Begin DATASET EXTRACT

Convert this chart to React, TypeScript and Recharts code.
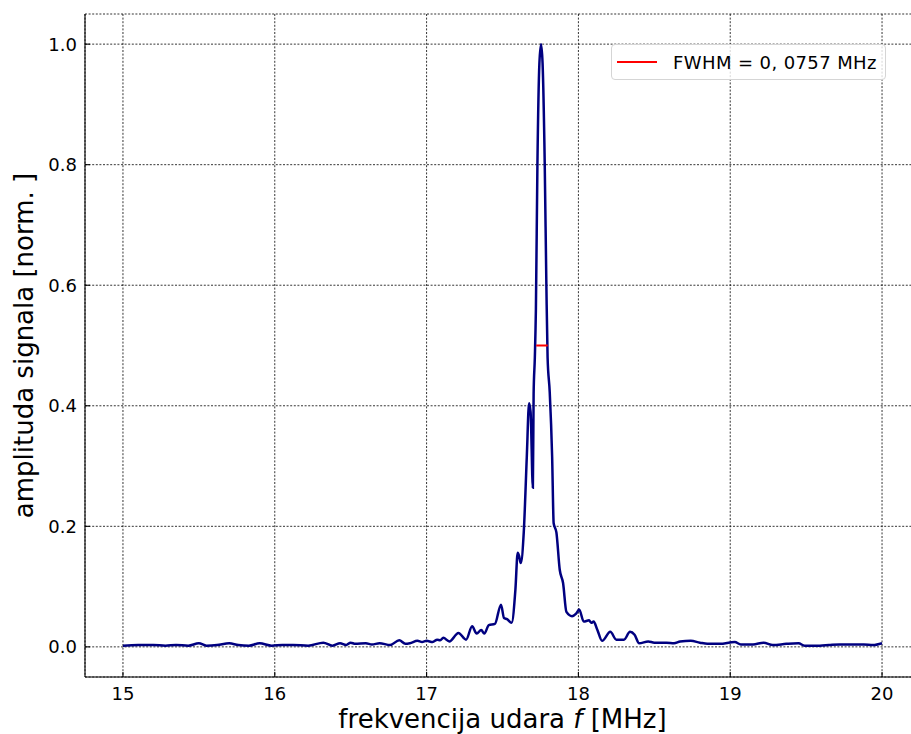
import React from "react";
import {
  LineChart,
  Line,
  XAxis,
  YAxis,
  CartesianGrid,
  Legend,
} from "recharts";

const FONT = "'DejaVu Sans', sans-serif";

// beat frequency [MHz]
const freq = [
  15.0, 15.1, 15.2, 15.28, 15.35, 15.43, 15.5, 15.55, 15.62, 15.7, 15.76, 15.83,
  15.9, 15.98, 16.05, 16.12, 16.22, 16.32, 16.38, 16.43, 16.47, 16.5, 16.53,
  16.6, 16.64, 16.69, 16.76, 16.82, 16.86, 16.89, 16.94, 16.97, 17.0, 17.04,
  17.07, 17.09, 17.11, 17.15, 17.21, 17.26, 17.3, 17.33, 17.36, 17.38, 17.41,
  17.45, 17.49, 17.51, 17.53, 17.56, 17.585, 17.6, 17.61, 17.62, 17.64, 17.66,
  17.675, 17.685, 17.7, 17.705, 17.713, 17.72, 17.73, 17.743, 17.754, 17.764,
  17.778, 17.789, 17.797, 17.811, 17.827, 17.837, 17.855, 17.877, 17.899,
  17.921, 17.958, 17.985, 18.005, 18.035, 18.07, 18.085, 18.1, 18.125, 18.156,
  18.21, 18.25, 18.3, 18.34, 18.37, 18.4, 18.46, 18.5, 18.58, 18.63, 18.67,
  18.74, 18.8, 18.85, 18.93, 19.03, 19.07, 19.15, 19.22, 19.28, 19.37, 19.45,
  19.49, 19.59, 19.65, 19.72, 19.8, 19.88, 19.94, 20.0,
];

// normalised signal amplitude
const amp = [
  0.002, 0.003, 0.003, 0.002, 0.003, 0.002, 0.006, 0.002, 0.003, 0.006, 0.003,
  0.002, 0.006, 0.002, 0.003, 0.003, 0.002, 0.007, 0.002, 0.006, 0.003, 0.007,
  0.005, 0.006, 0.004, 0.006, 0.003, 0.011, 0.005, 0.006, 0.01, 0.008, 0.01,
  0.008, 0.012, 0.011, 0.015, 0.009, 0.023, 0.012, 0.034, 0.022, 0.028, 0.022,
  0.036, 0.038, 0.07, 0.048, 0.046, 0.04, 0.095, 0.156, 0.15, 0.139, 0.19,
  0.315, 0.404, 0.39, 0.264, 0.42, 0.48, 0.56, 0.8, 0.968, 1.0, 0.968, 0.804,
  0.6, 0.48, 0.423, 0.315, 0.205, 0.19, 0.128, 0.106, 0.058, 0.051, 0.055,
  0.062, 0.042, 0.044, 0.04, 0.042, 0.028, 0.01, 0.025, 0.012, 0.012, 0.025,
  0.02, 0.006, 0.009, 0.007, 0.007, 0.006, 0.009, 0.01, 0.007, 0.005, 0.005,
  0.008, 0.004, 0.004, 0.007, 0.003, 0.005, 0.006, 0.002, 0.002, 0.003, 0.004,
  0.004, 0.004, 0.003, 0.006,
];

// half-maximum segment
const fwhmF = [17.722, 17.798];
const fwhmA = [0.5, 0.5];

const xTicks = [15, 16, 17, 18, 19, 20];
const yTicks = [0, 0.2, 0.4, 0.6, 0.8, 1.0];

const data = freq.map((f, i) => ({ f, a: amp[i] }));
const fwhmData = fwhmF.map((f, i) => ({ f, a: fwhmA[i] }));

const XTick = ({ x, y, payload }: any) => (
  <g>
    <line x1={x} y1={y} x2={x} y2={y - 5} stroke="#000" strokeWidth={1.1} />
    <text x={x} y={y + 23} textAnchor="middle" fontSize={18} fontFamily={FONT} fill="#000">
      {payload.value}
    </text>
  </g>
);

const TopTick = ({ x, y }: any) => (
  <line x1={x} y1={y} x2={x} y2={y + 5} stroke="#000" strokeWidth={1.1} />
);

const YTick = ({ x, y, payload }: any) => (
  <g>
    <line x1={x} y1={y} x2={x + 5} y2={y} stroke="#000" strokeWidth={1.1} />
    <text x={x - 8} y={y + 6.5} textAnchor="end" fontSize={18} fontFamily={FONT} fill="#000">
      {Number(payload.value).toFixed(1)}
    </text>
  </g>
);

const XLabel = ({ viewBox }: any) => (
  <text
    x={viewBox.x + viewBox.width / 2}
    y={viewBox.y + 51}
    textAnchor="middle"
    fontSize={26}
    fontFamily={FONT}
    fill="#000"
  >
    frekvencija udara <tspan fontStyle="italic">f</tspan> [MHz]
  </text>
);

const YLabel = ({ viewBox }: any) => {
  const cx = 33;
  const cy = viewBox.y + viewBox.height / 2;
  return (
    <text
      x={cx}
      y={cy}
      transform={`rotate(-90 ${cx} ${cy})`}
      textAnchor="middle"
      fontSize={26}
      fontFamily={FONT}
      fill="#000"
    >
      amplituda signala [norm. ]
    </text>
  );
};

const LegendBox = ({ payload }: any) => (
  <div
    style={{
      display: "flex",
      alignItems: "center",
      width: 275,
      height: 36,
      boxSizing: "border-box",
      border: "1px solid #d5d5d5",
      borderRadius: 4,
      background: "rgba(255,255,255,0.8)",
      fontFamily: FONT,
      fontSize: 18,
      letterSpacing: 0.4,
      color: "#000",
    }}
  >
    {(payload || [])
      .filter((p: any) => p.type !== "none" && p.color === "#ff0000")
      .map((p: any) => (
        <React.Fragment key={p.value}>
          <svg width={61} height={34} style={{ flex: "none" }}>
            <line x1={5} y1={17} x2={45} y2={17} stroke={p.color} strokeWidth={2} />
          </svg>
          <span style={{ whiteSpace: "nowrap" }}>{p.value}</span>
        </React.Fragment>
      ))}
  </div>
);

export default function App() {
  return (
    <div
      style={{
        position: "absolute",
        left: 0,
        top: 0,
        width: 911,
        height: 734,
        overflow: "hidden",
        background: "#fff",
      }}
    >
      <LineChart
        width={925}
        height={734}
        data={data}
        margin={{ top: 14, right: 5, left: 0, bottom: 0 }}
      >
        <CartesianGrid stroke="#000" strokeWidth={0.8} strokeDasharray="2 1.6" />
        <XAxis
          dataKey="f"
          type="number"
          domain={[14.75, 20.25]}
          ticks={xTicks}
          interval={0}
          height={57}
          tickSize={0}
          tickMargin={0}
          tickLine={false}
          axisLine={{ stroke: "#000", strokeWidth: 1.1 }}
          tick={<XTick />}
          label={<XLabel />}
        />
        <XAxis
          xAxisId="top"
          orientation="top"
          dataKey="f"
          type="number"
          domain={[14.75, 20.25]}
          ticks={xTicks}
          interval={0}
          height={0}
          tickSize={0}
          tickMargin={0}
          tickLine={false}
          axisLine={{ stroke: "#000", strokeWidth: 1.1 }}
          tick={<TopTick />}
        />
        <YAxis
          type="number"
          domain={[-0.05, 1.05]}
          ticks={yTicks}
          interval={0}
          width={85}
          tickSize={0}
          tickMargin={0}
          tickLine={false}
          axisLine={{ stroke: "#000", strokeWidth: 1.1 }}
          tick={<YTick />}
          label={<YLabel />}
        />
        <Legend
          layout="horizontal"
          verticalAlign="middle"
          align="center"
          wrapperStyle={{ position: "absolute", top: 44, left: 611, width: "auto" }}
          content={<LegendBox />}
        />
        <Line
          dataKey="a"
          type="monotone"
          stroke="#000080"
          strokeWidth={2.5}
          dot={false}
          legendType="none"
          isAnimationActive={false}
        />
        <Line
          data={fwhmData}
          dataKey="a"
          name="FWHM = 0, 0757 MHz"
          type="linear"
          stroke="#ff0000"
          strokeWidth={2}
          dot={false}
          isAnimationActive={false}
        />
      </LineChart>
    </div>
  );
}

End DATASET EXTRACT

- WHAT YOU HAVE TO DO -
Output the data exactly. Pictures don't belong in the result.

- COMPLETED EXERCISE -
Convert this chart to React, TypeScript and Recharts code.
import React from "react";
import {
  LineChart,
  Line,
  XAxis,
  YAxis,
  CartesianGrid,
  Legend,
} from "recharts";

const FONT = "'DejaVu Sans', sans-serif";

// beat frequency [MHz]
const freq = [
  15.0, 15.1, 15.2, 15.28, 15.35, 15.43, 15.5, 15.55, 15.62, 15.7, 15.76, 15.83,
  15.9, 15.98, 16.05, 16.12, 16.22, 16.32, 16.38, 16.43, 16.47, 16.5, 16.53,
  16.6, 16.64, 16.69, 16.76, 16.82, 16.86, 16.89, 16.94, 16.97, 17.0, 17.04,
  17.07, 17.09, 17.11, 17.15, 17.21, 17.26, 17.3, 17.33, 17.36, 17.38, 17.41,
  17.45, 17.49, 17.51, 17.53, 17.56, 17.585, 17.6, 17.61, 17.62, 17.64, 17.66,
  17.675, 17.685, 17.7, 17.705, 17.713, 17.72, 17.73, 17.743, 17.754, 17.764,
  17.778, 17.789, 17.797, 17.811, 17.827, 17.837, 17.855, 17.877, 17.899,
  17.921, 17.958, 17.985, 18.005, 18.035, 18.07, 18.085, 18.1, 18.125, 18.156,
  18.21, 18.25, 18.3, 18.34, 18.37, 18.4, 18.46, 18.5, 18.58, 18.63, 18.67,
  18.74, 18.8, 18.85, 18.93, 19.03, 19.07, 19.15, 19.22, 19.28, 19.37, 19.45,
  19.49, 19.59, 19.65, 19.72, 19.8, 19.88, 19.94, 20.0,
];

// normalised signal amplitude
const amp = [
  0.002, 0.003, 0.003, 0.002, 0.003, 0.002, 0.006, 0.002, 0.003, 0.006, 0.003,
  0.002, 0.006, 0.002, 0.003, 0.003, 0.002, 0.007, 0.002, 0.006, 0.003, 0.007,
  0.005, 0.006, 0.004, 0.006, 0.003, 0.011, 0.005, 0.006, 0.01, 0.008, 0.01,
  0.008, 0.012, 0.011, 0.015, 0.009, 0.023, 0.012, 0.034, 0.022, 0.028, 0.022,
  0.036, 0.038, 0.07, 0.048, 0.046, 0.04, 0.095, 0.156, 0.15, 0.139, 0.19,
  0.315, 0.404, 0.39, 0.264, 0.42, 0.48, 0.56, 0.8, 0.968, 1.0, 0.968, 0.804,
  0.6, 0.48, 0.423, 0.315, 0.205, 0.19, 0.128, 0.106, 0.058, 0.051, 0.055,
  0.062, 0.042, 0.044, 0.04, 0.042, 0.028, 0.01, 0.025, 0.012, 0.012, 0.025,
  0.02, 0.006, 0.009, 0.007, 0.007, 0.006, 0.009, 0.01, 0.007, 0.005, 0.005,
  0.008, 0.004, 0.004, 0.007, 0.003, 0.005, 0.006, 0.002, 0.002, 0.003, 0.004,
  0.004, 0.004, 0.003, 0.006,
];

// half-maximum segment
const fwhmF = [17.722, 17.798];
const fwhmA = [0.5, 0.5];

const xTicks = [15, 16, 17, 18, 19, 20];
const yTicks = [0, 0.2, 0.4, 0.6, 0.8, 1.0];

const data = freq.map((f, i) => ({ f, a: amp[i] }));
const fwhmData = fwhmF.map((f, i) => ({ f, a: fwhmA[i] }));

const XTick = ({ x, y, payload }: any) => (
  <g>
    <line x1={x} y1={y} x2={x} y2={y - 5} stroke="#000" strokeWidth={1.1} />
    <text x={x} y={y + 23} textAnchor="middle" fontSize={18} fontFamily={FONT} fill="#000">
      {payload.value}
    </text>
  </g>
);

const TopTick = ({ x, y }: any) => (
  <line x1={x} y1={y} x2={x} y2={y + 5} stroke="#000" strokeWidth={1.1} />
);

const YTick = ({ x, y, payload }: any) => (
  <g>
    <line x1={x} y1={y} x2={x + 5} y2={y} stroke="#000" strokeWidth={1.1} />
    <text x={x - 8} y={y + 6.5} textAnchor="end" fontSize={18} fontFamily={FONT} fill="#000">
      {Number(payload.value).toFixed(1)}
    </text>
  </g>
);

const XLabel = ({ viewBox }: any) => (
  <text
    x={viewBox.x + viewBox.width / 2}
    y={viewBox.y + 51}
    textAnchor="middle"
    fontSize={26}
    fontFamily={FONT}
    fill="#000"
  >
    frekvencija udara <tspan fontStyle="italic">f</tspan> [MHz]
  </text>
);

const YLabel = ({ viewBox }: any) => {
  const cx = 33;
  const cy = viewBox.y + viewBox.height / 2;
  return (
    <text
      x={cx}
      y={cy}
      transform={`rotate(-90 ${cx} ${cy})`}
      textAnchor="middle"
      fontSize={26}
      fontFamily={FONT}
      fill="#000"
    >
      amplituda signala [norm. ]
    </text>
  );
};

const LegendBox = ({ payload }: any) => (
  <div
    style={{
      display: "flex",
      alignItems: "center",
      width: 275,
      height: 36,
      boxSizing: "border-box",
      border: "1px solid #d5d5d5",
      borderRadius: 4,
      background: "rgba(255,255,255,0.8)",
      fontFamily: FONT,
      fontSize: 18,
      letterSpacing: 0.4,
      color: "#000",
    }}
  >
    {(payload || [])
      .filter((p: any) => p.type !== "none" && p.color === "#ff0000")
      .map((p: any) => (
        <React.Fragment key={p.value}>
          <svg width={61} height={34} style={{ flex: "none" }}>
            <line x1={5} y1={17} x2={45} y2={17} stroke={p.color} strokeWidth={2} />
          </svg>
          <span style={{ whiteSpace: "nowrap" }}>{p.value}</span>
        </React.Fragment>
      ))}
  </div>
);

export default function App() {
  return (
    <div
      style={{
        position: "absolute",
        left: 0,
        top: 0,
        width: 911,
        height: 734,
        overflow: "hidden",
        background: "#fff",
      }}
    >
      <LineChart
        width={925}
        height={734}
        data={data}
        margin={{ top: 14, right: 5, left: 0, bottom: 0 }}
      >
        <CartesianGrid stroke="#000" strokeWidth={0.8} strokeDasharray="2 1.6" />
        <XAxis
          dataKey="f"
          type="number"
          domain={[14.75, 20.25]}
          ticks={xTicks}
          interval={0}
          height={57}
          tickSize={0}
          tickMargin={0}
          tickLine={false}
          axisLine={{ stroke: "#000", strokeWidth: 1.1 }}
          tick={<XTick />}
          label={<XLabel />}
        />
        <XAxis
          xAxisId="top"
          orientation="top"
          dataKey="f"
          type="number"
          domain={[14.75, 20.25]}
          ticks={xTicks}
          interval={0}
          height={0}
          tickSize={0}
          tickMargin={0}
          tickLine={false}
          axisLine={{ stroke: "#000", strokeWidth: 1.1 }}
          tick={<TopTick />}
        />
        <YAxis
          type="number"
          domain={[-0.05, 1.05]}
          ticks={yTicks}
          interval={0}
          width={85}
          tickSize={0}
          tickMargin={0}
          tickLine={false}
          axisLine={{ stroke: "#000", strokeWidth: 1.1 }}
          tick={<YTick />}
          label={<YLabel />}
        />
        <Legend
          layout="horizontal"
          verticalAlign="middle"
          align="center"
          wrapperStyle={{ position: "absolute", top: 44, left: 611, width: "auto" }}
          content={<LegendBox />}
        />
        <Line
          dataKey="a"
          type="monotone"
          stroke="#000080"
          strokeWidth={2.5}
          dot={false}
          legendType="none"
          isAnimationActive={false}
        />
        <Line
          data={fwhmData}
          dataKey="a"
          name="FWHM = 0, 0757 MHz"
          type="linear"
          stroke="#ff0000"
          strokeWidth={2}
          dot={false}
          isAnimationActive={false}
        />
      </LineChart>
    </div>
  );
}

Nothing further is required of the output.